Ignition issue

Dave H (MI)

Well-known Member
I have my 1947 Farmall B, 12v conversion, in the shop. Was a runner but failed to start last Spring and has been sitting. I am running all my usual checks. Carb has been cleaned to get old gas out. Running continuity to make sure there is spark. I have 12v on both sides of the switch when turned on and also on the far side of coil. I have nothing on the near side terminal of the coil with points open or closed. Holding the center terminal of distributor near a good ground and snapping open the points does not give me a spark. I am thinking I need to replace the points and condenser but the lack of any voltage on that near terminal is confusing me. Should I have voltage on that side of the coil at some point? It is a new coil.
 
With the points open remove the wire on the side of the distributor. Turn the ignition on and hold the coil center wire close to the block then touch and pull the wire back off the side of the distributor stud. If when you do that you get a spark the insulator going in to the side of the distributor has cracked and is shorting out. Seen that happen many many times over the years so you either replace the insulator or pull the old one out and run a wire in its place then silicone the wire in place to keep water etc out
 
With the ignition on there should ALWAYS be voltage (with respect to frame ground) on the hot INPUT (NOT to distributor) side of the coil.....

Over on the coils other OUTPUT terminal:

Hot battery voltage when points are open
ZERO volts when points are closed

Therefore if the engine is cranked over slowly a test lamp on the coils output (to distributor) should flash ON (points open) and OFF (points closed)

If the lamp never goes off (should when points are closed) the points arent fully closing or are burned/carboned severely and not conducting or the points or distributor isnt well grounded

If the lamp never comes on (and all else is okay), condensor is shorted or points are shorted out or remain closed or points or condensor wires are shorted or the distributors insulated side pass through stud/terminal is shorted or else the coils LV primary is bad/open

Work through this for more tips and diagnosis


http://www.ytmag.com/cgi-bin/viewit.cgi?bd=farmall&th=5745

John T
John Ts Ignition Troubleshooting
 
> I have nothing on the near side terminal of the
> coil with points open or closed.

Is the coil getting warm? If not it is bad (with an open primary). If so there is a short to ground, either in the coil (in which case it is bad) or in the distributor (in the wiring or the capacitor).

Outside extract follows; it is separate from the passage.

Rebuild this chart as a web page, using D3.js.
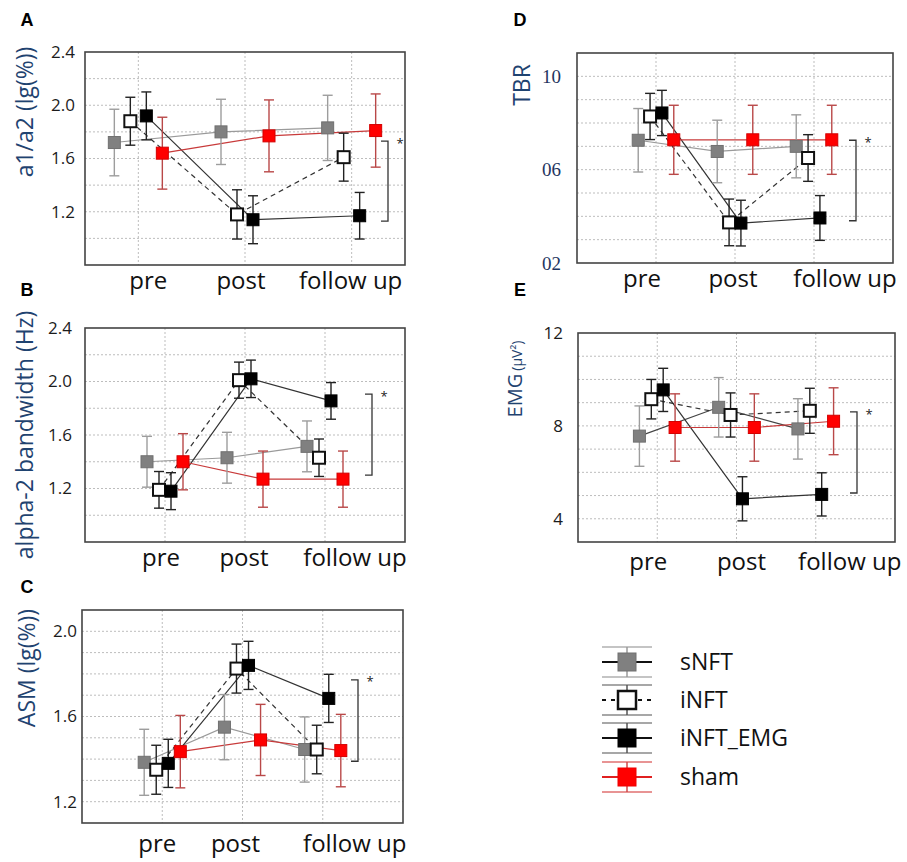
<!DOCTYPE html>
<html>
<head>
<meta charset="utf-8">
<script src="https://cdn.jsdelivr.net/npm/d3@7"></script>
<style>
  body { margin: 0; background: #fff; }
  svg { display: block; font-family: "Open Sans", sans-serif; }
</style>
</head>
<body>
<svg id="chart" width="907" height="862"></svg>
<script>
// groups and time points
const groups = ["sNFT", "iNFT", "iNFT_EMG", "sham"];
const phases = ["pre", "post", "follow up"];

// A: a1/a2 (rows follow groups, columns follow phases)
const a1a2Mean = [[1.72, 1.80, 1.83], [1.88, 1.18, 1.61], [1.92, 1.14, 1.17], [1.64, 1.77, 1.81]];
const a1a2Err = [[0.25, 0.245, 0.245], [0.18, 0.185, 0.18], [0.18, 0.18, 0.175], [0.27, 0.27, 0.275]];

// B: alpha-2 bandwidth
const bandMean = [[1.40, 1.43, 1.515], [1.19, 2.01, 1.43], [1.18, 2.02, 1.855], [1.40, 1.27, 1.27]];
const bandErr = [[0.19, 0.19, 0.19], [0.137, 0.135, 0.14], [0.138, 0.14, 0.137], [0.21, 0.21, 0.21]];

// C: ASM
const asmMean = [[1.385, 1.55, 1.445], [1.35, 1.825, 1.445], [1.38, 1.84, 1.685], [1.435, 1.49, 1.44]];
const asmErr = [[0.155, 0.153, 0.153], [0.115, 0.115, 0.114], [0.113, 0.113, 0.113], [0.17, 0.167, 0.17]];

// D: TBR
const tbrMean = [[7.26, 6.78, 7.0], [8.28, 3.74, 6.5], [8.43, 3.71, 3.93], [7.28, 7.28, 7.28]];
const tbrErr = [[1.36, 1.34, 1.35], [0.99, 1.0, 1.0], [0.97, 0.98, 0.96], [1.48, 1.48, 1.48]];

// E: EMG
const emgMean = [[7.56, 8.8, 7.87], [9.15, 8.47, 8.65], [9.55, 4.86, 5.05], [7.93, 7.93, 8.2]];
const emgErr = [[1.3, 1.28, 1.3], [0.85, 0.95, 0.97], [0.93, 0.95, 0.93], [1.45, 1.45, 1.44]];

// significance brackets (value range per panel)
const bracketA = [1.73, 1.13];
const bracketB = [1.905, 1.30];
const bracketC = [1.772, 1.39];
const bracketD = [7.26, 3.81];
const bracketE = [8.6, 5.11];

const style = {
  sNFT: { fill: "#808080", stroke: "#707070", line: "#9a9a9a", err: "#9d9d9d", dash: null },
  iNFT: { fill: "#fff", stroke: "#111", line: "#333", err: "#222", dash: "5,4" },
  iNFT_EMG: { fill: "#000", stroke: "#000", line: "#333", err: "#222", dash: null },
  sham: { fill: "#ff0000", stroke: "#d40000", line: "#c83a3a", err: "#b94848", dash: null }
};
const groupShift = [-0.225, -0.075, 0.075, 0.225]; // fraction of category step

const titleColor = "#1f4370";
const f1 = d3.format(".1f");

const panels = [
  { letter: "A", letterPos: [27, 20], title: "a1/a2 (lg(%))", titlePos: [25, 112],
    mean: a1a2Mean, err: a1a2Err, domain: [0.8, 2.4], step: 0.2, ticks: [1.2, 1.6, 2.0, 2.4], fmt: f1,
    box: [85, 52, 405, 265], pad: 0.5, tickGap: 10, labelY: 289, labelDx: [10, -4, -1],
    bracket: bracketA, bracketDx: 17 },
  { letter: "B", letterPos: [27, 290], title: "alpha-2 bandwidth (Hz)", titlePos: [25, 435],
    mean: bandMean, err: bandErr, domain: [0.8, 2.4], step: 0.2, ticks: [1.2, 1.6, 2.0, 2.4], fmt: f1,
    box: [85, 328, 405, 542], pad: 1, tickGap: 13, labelY: 566, labelDx: [-4, -1, 30],
    bracket: bracketB, bracketDx: 33 },
  { letter: "C", letterPos: [27, 587], title: "ASM (lg(%))", titlePos: [27, 668],
    mean: asmMean, err: asmErr, domain: [1.1, 2.1], step: 0.1, ticks: [1.2, 1.6, 2.0], fmt: f1,
    box: [82, 610, 403, 823], pad: 1, tickGap: 5, labelY: 852, labelDx: [-5, -7, 32],
    bracket: bracketC, bracketDx: 45 },
  { letter: "D", letterPos: [520, 20], title: "TBR", titlePos: [522, 85],
    mean: tbrMean, err: tbrErr, domain: [2, 11], step: 1, ticks: [2, 6, 10], fmt: d3.format("02d"),
    tickFont: "'Liberation Serif', serif", tickSize: 19, tickColor: "#1f3560",
    box: [577, 53, 893, 263], pad: 1, tickGap: 16, labelY: 287, labelDx: [-14, -2, 31],
    bracket: bracketD, bracketDx: 37 },
  { letter: "E", letterPos: [520, 290], title: "EMG", unit: "(\u03bcV\u00b2)", titlePos: [515, 379],
    mean: emgMean, err: emgErr, domain: [3, 12], step: 1, ticks: [4, 8, 12], fmt: d3.format("d"),
    box: [578, 333, 895, 542], pad: 1, tickGap: 15, labelY: 570, labelDx: [-9, 5, 34],
    bracket: bracketE, bracketDx: 38, sNFTLine: "#444" }
];

const svg = d3.select("#chart");

function drawPanel(p) {
  const [x0, y0, x1, y1] = p.box;
  const g = svg.append("g").attr("class", "panel");

  const x = d3.scalePoint().domain(phases).range([x0, x1]).padding(p.pad);
  const y = d3.scaleLinear().domain(p.domain).range([y1, y0]);
  const stepPx = x.step();

  // plot area
  g.append("rect").attr("x", x0).attr("y", y0).attr("width", x1 - x0).attr("height", y1 - y0)
    .attr("fill", "#fff");

  // grid
  const gridVals = d3.range(p.domain[0] + p.step, p.domain[1] - p.step / 2, p.step);
  g.append("g").selectAll("line").data(gridVals).join("line")
    .attr("x1", x0).attr("x2", x1)
    .attr("y1", (d) => y(d)).attr("y2", (d) => y(d))
    .attr("stroke", "#bdbdbd").attr("stroke-width", 1).attr("stroke-dasharray", "2,2");
  g.append("g").selectAll("line").data(phases).join("line")
    .attr("x1", (d) => x(d)).attr("x2", (d) => x(d))
    .attr("y1", y0).attr("y2", y1)
    .attr("stroke", "#bdbdbd").attr("stroke-width", 1).attr("stroke-dasharray", "2,2");

  g.append("rect").attr("x", x0).attr("y", y0).attr("width", x1 - x0).attr("height", y1 - y0)
    .attr("fill", "none").attr("stroke", "#444").attr("stroke-width", 1.6);

  // y tick labels
  g.append("g").selectAll("text").data(p.ticks).join("text")
    .attr("x", x0 - p.tickGap).attr("y", (d) => y(d))
    .attr("dy", "0.35em").attr("text-anchor", "end")
    .style("font-family", p.tickFont || null)
    .attr("font-size", p.tickSize || 17).attr("fill", p.tickColor || "#1c1c1c")
    .text((d) => p.fmt(d));

  // x labels
  g.append("g").selectAll("text").data(phases).join("text")
    .attr("x", (d, i) => x(d) + p.labelDx[i]).attr("y", p.labelY)
    .attr("text-anchor", "middle").attr("font-size", 24).attr("fill", "#111")
    .text((d) => d);

  // axis title
  const t = g.append("text")
    .attr("transform", `translate(${p.titlePos[0]},${p.titlePos[1]}) rotate(-90)`)
    .attr("text-anchor", "middle").attr("dy", "0.35em")
    .attr("fill", titleColor).attr("font-size", p.unit ? 20 : 23);
  t.append("tspan").text(p.title);
  if (p.unit) t.append("tspan").attr("font-size", 14).attr("dx", 3).text(p.unit);

  // panel letter
  g.append("text").attr("x", p.letterPos[0]).attr("y", p.letterPos[1])
    .attr("dy", "0.35em").attr("text-anchor", "middle")
    .style("font-family", "'Liberation Sans', Arial, sans-serif")
    .attr("font-weight", "bold").attr("font-size", 18).attr("fill", "#000")
    .text(p.letter);

  const series = groups.map((name, gi) => ({
    name,
    pts: phases.map((ph, pi) => ({
      px: x(ph) + groupShift[gi] * stepPx,
      m: p.mean[gi][pi],
      e: p.err[gi][pi]
    }))
  }));

  const line = d3.line().x((d) => d.px).y((d) => y(d.m));

  // connecting lines
  g.append("g").selectAll("path").data(series).join("path")
    .attr("d", (s) => line(s.pts))
    .attr("fill", "none")
    .attr("stroke", (s) => (s.name === "sNFT" && p.sNFTLine) ? p.sNFTLine : style[s.name].line)
    .attr("stroke-width", 1.2)
    .attr("stroke-dasharray", (s) => style[s.name].dash);

  // error bars + markers
  const capW = 5;
  const sg = g.append("g").selectAll("g").data(series).join("g");
  sg.each(function (s) {
    const el = d3.select(this);
    const st = style[s.name];
    s.pts.forEach((d) => {
      el.append("line").attr("x1", d.px).attr("x2", d.px)
        .attr("y1", y(d.m + d.e)).attr("y2", y(d.m - d.e))
        .attr("stroke", st.err).attr("stroke-width", 1.4);
      [d.m + d.e, d.m - d.e].forEach((v) => {
        el.append("line").attr("x1", d.px - capW).attr("x2", d.px + capW)
          .attr("y1", y(v)).attr("y2", y(v))
          .attr("stroke", st.err).attr("stroke-width", 1.4);
      });
    });
    el.selectAll("rect.mk").data(s.pts).join("rect").attr("class", "mk")
      .attr("x", (d) => d.px - 6).attr("y", (d) => y(d.m) - 6)
      .attr("width", 12).attr("height", 12)
      .attr("fill", st.fill).attr("stroke", st.stroke)
      .attr("stroke-width", s.name === "iNFT" ? 2 : 1);
  });

  // significance bracket
  const bx = x1 - p.bracketDx;
  const [bTop, bBot] = p.bracket;
  g.append("path")
    .attr("d", `M${bx - 7},${y(bTop)}H${bx}V${y(bBot)}H${bx - 7}`)
    .attr("fill", "none").attr("stroke", "#333").attr("stroke-width", 1.3);
  g.append("text").attr("x", bx + 12).attr("y", y(bTop) + 2)
    .attr("dy", "0.35em").attr("text-anchor", "middle")
    .attr("font-size", 13).attr("fill", "#222").text("*");
}

panels.forEach(drawPanel);

// legend
const legend = svg.append("g").attr("transform", "translate(627,0)");
const rowY = [662, 700, 738, 777];
const capColor = { sNFT: "#b0b0b0", iNFT: "#8a8a8a", iNFT_EMG: "#8a8a8a", sham: "#e07070" };
const stemColor = { sNFT: "#9a9a9a", iNFT: "#555", iNFT_EMG: "#555", sham: "#d04848" };
const legLine = { sNFT: "#111", iNFT: "#111", iNFT_EMG: "#111", sham: "#e02020" };

groups.forEach((name, i) => {
  const cy = rowY[i];
  const st = style[name];
  const row = legend.append("g");
  [-15, 15].forEach((dy) => {
    row.append("line").attr("x1", -25).attr("x2", 25).attr("y1", cy + dy).attr("y2", cy + dy)
      .attr("stroke", capColor[name]).attr("stroke-width", 1.5);
  });
  row.append("line").attr("x1", 0).attr("x2", 0).attr("y1", cy - 15).attr("y2", cy + 15)
    .attr("stroke", stemColor[name]).attr("stroke-width", 1.5);
  row.append("line").attr("x1", -25).attr("x2", 25).attr("y1", cy).attr("y2", cy)
    .attr("stroke", legLine[name]).attr("stroke-width", 2)
    .attr("stroke-dasharray", st.dash ? "4,5" : null);
  row.append("rect").attr("x", -9).attr("y", cy - 9).attr("width", 18).attr("height", 18)
    .attr("fill", st.fill).attr("stroke", name === "sham" ? "#e00" : st.stroke)
    .attr("stroke-width", name === "iNFT" ? 2.5 : 1);
  row.append("text").attr("x", 53).attr("y", cy).attr("dy", "0.35em")
    .attr("font-size", 23).attr("fill", "#111").text(name);
});
</script>
</body>
</html>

Disconnect the coil from the distributor. Check for voltage at the coil terminal where the distributor was connected. If there still is none the coil is bad. If there is voltage there connect a jumper to that point and touch it briefly to ground. If you get a spark when you break that connection the coil is ok and your problem is in the distributor. If no spark the coil is bad.
 
Thanks for the refresher! I have only been at this repairing end of things for about 5 years although I have been operating all this stuff for a lot longer. It all gets a little out of focus for me sometimes. The insulator was good on the side of distributor. Points OR condensor had gone south on me so I replaced both and spark is excellent. Tractor wants to start but doesn't. I have moved on to check other things...to be continued.